PROMPT: Your answer should be only a number: how many lines include the word "this".

** Begin RECORD EXTRACTS **

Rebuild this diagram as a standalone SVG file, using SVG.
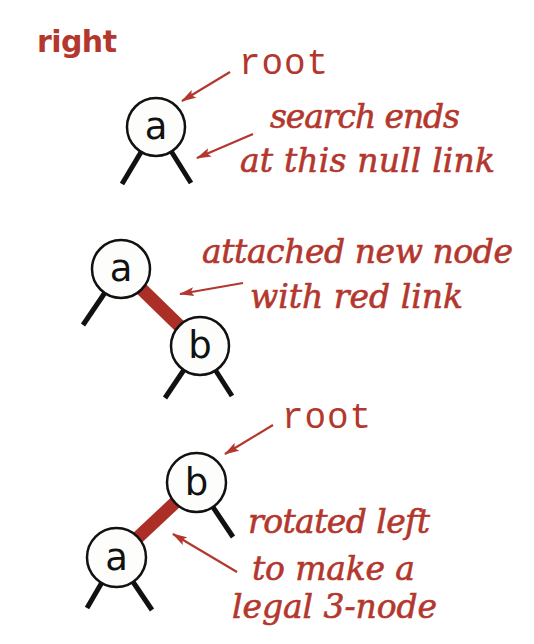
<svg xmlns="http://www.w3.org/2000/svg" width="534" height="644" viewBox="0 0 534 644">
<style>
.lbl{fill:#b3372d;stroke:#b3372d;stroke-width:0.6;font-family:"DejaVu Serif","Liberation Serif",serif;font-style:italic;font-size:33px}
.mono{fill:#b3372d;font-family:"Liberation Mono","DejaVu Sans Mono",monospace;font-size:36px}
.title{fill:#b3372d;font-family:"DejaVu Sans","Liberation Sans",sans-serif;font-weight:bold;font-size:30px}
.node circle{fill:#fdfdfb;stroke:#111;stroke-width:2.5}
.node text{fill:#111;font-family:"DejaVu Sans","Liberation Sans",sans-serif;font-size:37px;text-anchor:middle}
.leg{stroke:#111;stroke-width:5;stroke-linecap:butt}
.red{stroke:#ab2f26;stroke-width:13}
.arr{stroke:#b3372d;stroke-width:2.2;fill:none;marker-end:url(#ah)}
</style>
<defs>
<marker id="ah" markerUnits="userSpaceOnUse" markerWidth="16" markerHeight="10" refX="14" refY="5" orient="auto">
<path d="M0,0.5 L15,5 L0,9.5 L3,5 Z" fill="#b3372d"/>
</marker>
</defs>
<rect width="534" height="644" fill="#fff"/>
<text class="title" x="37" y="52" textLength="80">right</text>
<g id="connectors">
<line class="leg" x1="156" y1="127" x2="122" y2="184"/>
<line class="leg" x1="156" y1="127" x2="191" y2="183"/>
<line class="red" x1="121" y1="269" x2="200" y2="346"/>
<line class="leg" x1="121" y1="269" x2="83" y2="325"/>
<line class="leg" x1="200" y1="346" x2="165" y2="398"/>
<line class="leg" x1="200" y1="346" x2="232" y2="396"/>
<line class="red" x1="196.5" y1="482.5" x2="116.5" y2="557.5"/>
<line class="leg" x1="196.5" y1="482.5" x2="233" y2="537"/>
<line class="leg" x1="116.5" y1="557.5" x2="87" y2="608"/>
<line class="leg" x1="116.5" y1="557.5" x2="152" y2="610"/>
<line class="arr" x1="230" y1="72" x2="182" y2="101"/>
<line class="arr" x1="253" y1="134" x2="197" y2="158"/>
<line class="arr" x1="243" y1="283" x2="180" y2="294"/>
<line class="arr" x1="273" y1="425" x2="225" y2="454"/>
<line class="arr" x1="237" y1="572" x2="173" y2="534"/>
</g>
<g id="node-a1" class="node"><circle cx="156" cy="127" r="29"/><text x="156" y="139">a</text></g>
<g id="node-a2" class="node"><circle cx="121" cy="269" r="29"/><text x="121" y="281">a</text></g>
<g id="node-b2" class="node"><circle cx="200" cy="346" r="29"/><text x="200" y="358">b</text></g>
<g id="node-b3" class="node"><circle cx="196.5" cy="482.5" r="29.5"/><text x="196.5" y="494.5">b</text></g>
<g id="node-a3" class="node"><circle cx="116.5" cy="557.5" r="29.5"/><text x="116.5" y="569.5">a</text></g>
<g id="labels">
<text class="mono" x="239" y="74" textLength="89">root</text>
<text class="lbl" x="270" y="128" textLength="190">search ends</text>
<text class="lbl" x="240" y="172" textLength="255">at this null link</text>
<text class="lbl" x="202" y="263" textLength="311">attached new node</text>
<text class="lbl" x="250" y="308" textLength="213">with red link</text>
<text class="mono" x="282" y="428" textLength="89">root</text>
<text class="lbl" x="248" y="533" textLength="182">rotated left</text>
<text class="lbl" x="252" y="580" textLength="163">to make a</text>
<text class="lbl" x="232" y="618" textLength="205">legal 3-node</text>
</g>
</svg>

** End RECORD EXTRACTS **
** Begin RECORD EXTRACTS **

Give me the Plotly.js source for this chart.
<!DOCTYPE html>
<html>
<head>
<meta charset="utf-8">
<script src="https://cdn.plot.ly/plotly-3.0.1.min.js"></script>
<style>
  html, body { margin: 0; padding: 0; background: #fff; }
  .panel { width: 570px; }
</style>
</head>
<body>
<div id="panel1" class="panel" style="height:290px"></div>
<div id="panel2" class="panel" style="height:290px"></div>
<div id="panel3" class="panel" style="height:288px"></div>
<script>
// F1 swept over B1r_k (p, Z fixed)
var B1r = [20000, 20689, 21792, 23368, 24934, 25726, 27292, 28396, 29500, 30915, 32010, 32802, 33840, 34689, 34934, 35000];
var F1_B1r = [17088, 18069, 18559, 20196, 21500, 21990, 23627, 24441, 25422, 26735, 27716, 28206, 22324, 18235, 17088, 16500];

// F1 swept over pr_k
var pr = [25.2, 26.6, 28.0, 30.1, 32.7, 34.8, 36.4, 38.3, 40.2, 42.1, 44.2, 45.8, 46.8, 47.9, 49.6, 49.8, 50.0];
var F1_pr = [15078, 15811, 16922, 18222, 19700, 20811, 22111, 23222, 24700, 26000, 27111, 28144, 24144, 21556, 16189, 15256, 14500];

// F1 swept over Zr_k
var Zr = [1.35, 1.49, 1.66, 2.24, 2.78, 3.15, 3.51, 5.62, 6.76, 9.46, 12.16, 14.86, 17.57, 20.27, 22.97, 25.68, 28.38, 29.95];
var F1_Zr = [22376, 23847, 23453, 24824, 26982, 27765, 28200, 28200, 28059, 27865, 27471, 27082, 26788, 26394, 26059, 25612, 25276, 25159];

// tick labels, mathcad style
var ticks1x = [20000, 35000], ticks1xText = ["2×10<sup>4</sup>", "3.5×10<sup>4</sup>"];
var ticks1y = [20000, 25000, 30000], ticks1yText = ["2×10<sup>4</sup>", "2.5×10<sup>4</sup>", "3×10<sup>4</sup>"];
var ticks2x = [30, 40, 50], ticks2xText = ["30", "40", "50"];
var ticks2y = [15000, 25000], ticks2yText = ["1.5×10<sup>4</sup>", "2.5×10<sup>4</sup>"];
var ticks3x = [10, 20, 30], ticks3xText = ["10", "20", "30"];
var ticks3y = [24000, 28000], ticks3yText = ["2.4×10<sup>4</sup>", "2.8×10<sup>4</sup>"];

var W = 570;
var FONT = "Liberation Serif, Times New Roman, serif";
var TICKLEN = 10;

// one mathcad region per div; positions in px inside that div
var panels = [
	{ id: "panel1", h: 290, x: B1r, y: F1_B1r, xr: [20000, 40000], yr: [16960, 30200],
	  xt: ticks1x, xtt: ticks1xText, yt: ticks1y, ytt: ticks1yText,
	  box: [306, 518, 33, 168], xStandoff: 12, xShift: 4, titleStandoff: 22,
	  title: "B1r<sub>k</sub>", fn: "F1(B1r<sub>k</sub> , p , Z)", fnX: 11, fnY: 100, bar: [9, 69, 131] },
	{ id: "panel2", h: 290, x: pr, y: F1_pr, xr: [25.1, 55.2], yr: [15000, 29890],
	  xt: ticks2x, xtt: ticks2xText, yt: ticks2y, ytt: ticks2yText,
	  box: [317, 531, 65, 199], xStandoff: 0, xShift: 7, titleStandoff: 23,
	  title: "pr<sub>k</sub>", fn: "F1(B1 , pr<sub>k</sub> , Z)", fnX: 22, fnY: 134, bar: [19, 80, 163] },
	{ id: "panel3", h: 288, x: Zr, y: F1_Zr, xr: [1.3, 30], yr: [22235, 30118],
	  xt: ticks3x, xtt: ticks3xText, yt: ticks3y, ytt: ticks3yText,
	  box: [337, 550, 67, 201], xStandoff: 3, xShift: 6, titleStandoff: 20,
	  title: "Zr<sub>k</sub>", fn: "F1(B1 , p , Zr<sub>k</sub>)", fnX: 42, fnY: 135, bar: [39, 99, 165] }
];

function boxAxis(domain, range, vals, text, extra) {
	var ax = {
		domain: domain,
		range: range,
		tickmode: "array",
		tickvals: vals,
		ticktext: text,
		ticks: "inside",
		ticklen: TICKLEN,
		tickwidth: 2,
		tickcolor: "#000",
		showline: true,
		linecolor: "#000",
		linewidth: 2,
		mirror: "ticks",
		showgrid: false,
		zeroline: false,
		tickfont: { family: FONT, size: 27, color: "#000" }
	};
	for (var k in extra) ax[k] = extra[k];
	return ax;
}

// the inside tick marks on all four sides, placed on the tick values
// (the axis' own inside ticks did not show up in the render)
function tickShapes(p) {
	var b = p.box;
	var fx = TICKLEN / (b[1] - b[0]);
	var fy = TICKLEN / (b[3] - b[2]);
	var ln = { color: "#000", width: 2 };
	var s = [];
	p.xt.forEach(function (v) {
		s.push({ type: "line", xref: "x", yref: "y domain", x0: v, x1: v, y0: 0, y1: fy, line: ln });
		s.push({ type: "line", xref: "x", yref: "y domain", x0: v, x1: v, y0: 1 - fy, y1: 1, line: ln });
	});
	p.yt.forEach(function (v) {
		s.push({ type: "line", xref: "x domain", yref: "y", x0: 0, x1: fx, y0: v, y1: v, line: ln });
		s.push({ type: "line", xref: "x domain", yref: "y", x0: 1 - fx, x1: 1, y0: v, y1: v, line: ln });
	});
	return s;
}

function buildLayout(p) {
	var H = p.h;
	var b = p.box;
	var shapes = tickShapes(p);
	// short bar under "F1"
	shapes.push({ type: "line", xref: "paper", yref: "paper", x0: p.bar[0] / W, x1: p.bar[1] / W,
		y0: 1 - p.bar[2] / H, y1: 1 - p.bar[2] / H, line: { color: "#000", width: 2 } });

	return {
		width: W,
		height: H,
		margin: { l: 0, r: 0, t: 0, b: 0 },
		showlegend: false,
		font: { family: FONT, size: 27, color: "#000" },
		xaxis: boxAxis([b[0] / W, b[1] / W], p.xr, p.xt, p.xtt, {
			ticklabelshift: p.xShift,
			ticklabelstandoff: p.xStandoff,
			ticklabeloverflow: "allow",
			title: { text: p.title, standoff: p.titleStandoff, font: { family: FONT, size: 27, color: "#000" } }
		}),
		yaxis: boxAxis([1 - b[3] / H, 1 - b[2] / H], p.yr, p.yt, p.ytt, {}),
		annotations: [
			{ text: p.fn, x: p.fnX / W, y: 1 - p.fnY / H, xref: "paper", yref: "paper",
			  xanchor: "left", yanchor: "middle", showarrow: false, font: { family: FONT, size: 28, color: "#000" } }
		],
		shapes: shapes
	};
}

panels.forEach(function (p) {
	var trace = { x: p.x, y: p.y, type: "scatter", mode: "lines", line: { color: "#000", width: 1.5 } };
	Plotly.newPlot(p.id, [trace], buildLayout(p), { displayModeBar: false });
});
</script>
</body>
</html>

** End RECORD EXTRACTS **

EXPECTED ANSWER: 3